Similarly, Ebonyi state is to get N15.447 billion; Enugu state gets N13.564 billion; Osun state gets N13.291 billion; Plateau state gets N12.152 billion; Ekiti state gets N11.684 billion while Kwara state gets N11.254 billion.
The House also approved the sums of N10.720 billion for Jigawa state; N10.431 billion for Edo state; N6.928 billion for Gombe state; N4.425 billion for Kano state; N4.332 billion for Ondo state; N4.246 billion for Adamawa state; N3.026 billion for Benue state; N2.897 billion for Imo state while N333.860 billion is for Niger state, respectively.
According to Yinka Ajayi, chairman, House Committee on Aids, Loans and Debt Management, a technical sub-committee that liaised with appropriate Ministries, Departments and Agencies (MDAs) responsible for various areas intended to benefit from the proceeds of the promissory notes and bond issuance programmes.
“One of such technical sub-committees was one set up to verify claims for refund to State Governments for projects executed on behalf of Federal Government.
“The sub-committee was to liaise with the Federal Ministry of Finance and the Federal Ministry of Power, Works and Housing to verify the authenticity of the claims as regards the execution of the federal highway projects in the various states contained in the request by Mr. President.
“The technical sub-committee resolved to visits locations of the projects.

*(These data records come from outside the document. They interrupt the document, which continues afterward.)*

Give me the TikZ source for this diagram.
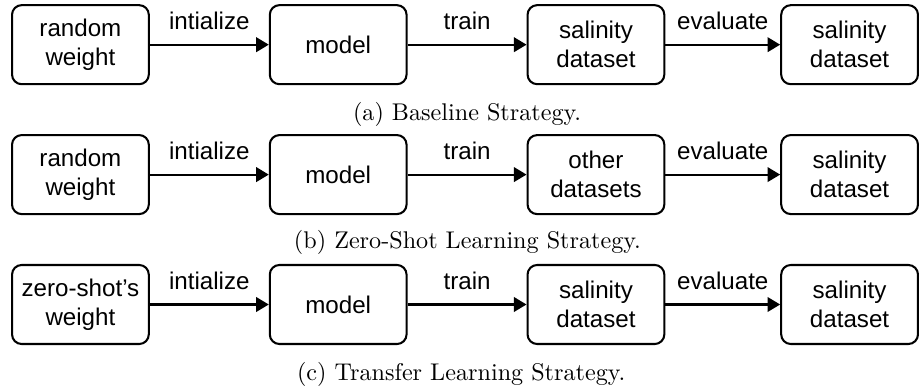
\documentclass[tikz,border=0pt]{standalone}
\usepackage{fontspec}
\newfontfamily\arialfont{Liberation Sans}
\usetikzlibrary{arrows.meta,positioning}
\definecolor{Ink}{RGB}{0,0,0}
\tikzset{
  >={Triangle[length=5.2pt,width=6pt]},
  stage/.style={draw=Ink,line width=.85pt,rounded corners=4pt,fill=white,align=center,text=Ink,font=\arialfont\fontsize{10}{12}\selectfont,minimum width=1.99cm,minimum height=1.15cm,inner sep=2pt},
  flow/.style={->,line width=.85pt,draw=Ink},
  steplabel/.style={midway,above=2.5pt,font=\arialfont\fontsize{10}{12}\selectfont,text=Ink},
  subcap/.style={anchor=base,font=\fontsize{10}{12}\selectfont,text=Ink}
}
\begin{document}
\begin{tikzpicture}[x=1cm,y=1cm]
  \useasboundingbox (0,0) rectangle (13.37,5.66);
  % (a) baseline
  \node[stage] (weightA) at (1.17,5.01) {random\\weight};
  \node[stage] (modelA) at (4.92,5.01) {model};
  \node[stage] (trainA) at (8.67,5.01) {salinity\\dataset};
  \node[stage] (evalA) at (12.36,5.01) {salinity\\dataset};
  \draw[flow] (weightA) -- node[steplabel] {intialize} (modelA);
  \draw[flow] (modelA) -- node[steplabel] {train} (trainA);
  \draw[flow] (trainA) -- node[steplabel] {evaluate} (evalA);
  \node[subcap] (capA) at (6.795,3.90) {(a) Baseline Strategy.};
  % (b) zero-shot
  \node[stage] (weightB) at (1.17,3.12) {random\\weight};
  \node[stage] (modelB) at (4.92,3.12) {model};
  \node[stage] (trainB) at (8.67,3.12) {other\\datasets};
  \node[stage] (evalB) at (12.36,3.12) {salinity\\dataset};
  \draw[flow] (weightB) -- node[steplabel] {intialize} (modelB);
  \draw[flow] (modelB) -- node[steplabel] {train} (trainB);
  \draw[flow] (trainB) -- node[steplabel] {evaluate} (evalB);
  \node[subcap] (capB) at (6.80,2.04) {(b) Zero-Shot Learning Strategy.};
  % (c) transfer
  \node[stage] (weightC) at (1.17,1.23) {zero-shot’s\\weight};
  \node[stage] (modelC) at (4.92,1.23) {model};
  \node[stage] (trainC) at (8.67,1.23) {salinity\\dataset};
  \node[stage] (evalC) at (12.36,1.23) {salinity\\dataset};
  \draw[flow] (weightC) -- node[steplabel] {intialize} (modelC);
  \draw[flow] (modelC) -- node[steplabel] {train} (trainC);
  \draw[flow] (trainC) -- node[steplabel] {evaluate} (evalC);
  \node[subcap] (capC) at (6.71,0.12) {(c) Transfer Learning Strategy.};
\end{tikzpicture}
\end{document}
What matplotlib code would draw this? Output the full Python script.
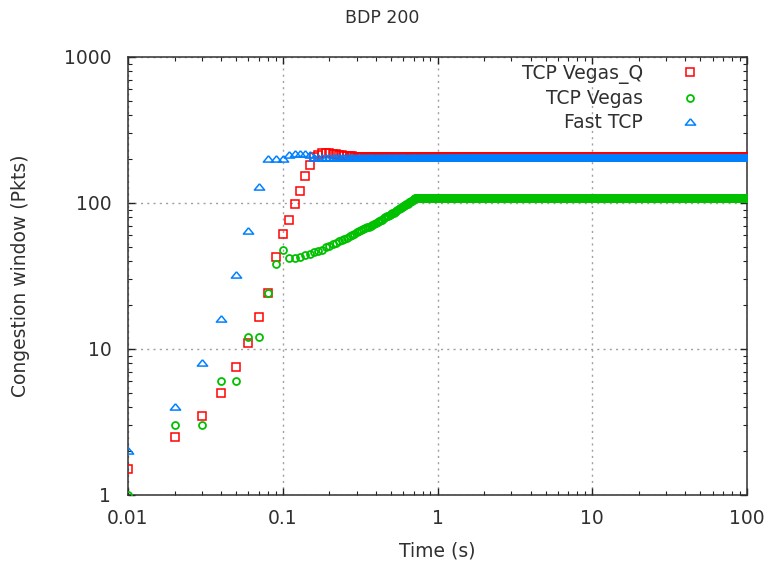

Due to the enormity of the task before the technical sub-committee set up to verify the claims in respect of the 25 states, it adopted a phased approach to the verification exercise,” Ajayi (APC-Osun) informed the House at the Committee of the Whole.
According to him, the Committee on Aids, Loans and Debt Management who acknowledged the concerns raised by the monetary policy authorities and effort to control liquidity in the economy in order to put inflation under control, however underscored the need to reflate the economy.
“The committee also notes the long term debt management strategy of the Federal Government to approach the domestic capital market with caution so as to reduce cost of debt service an also not to crowd out the private sector,” Ajayi urged.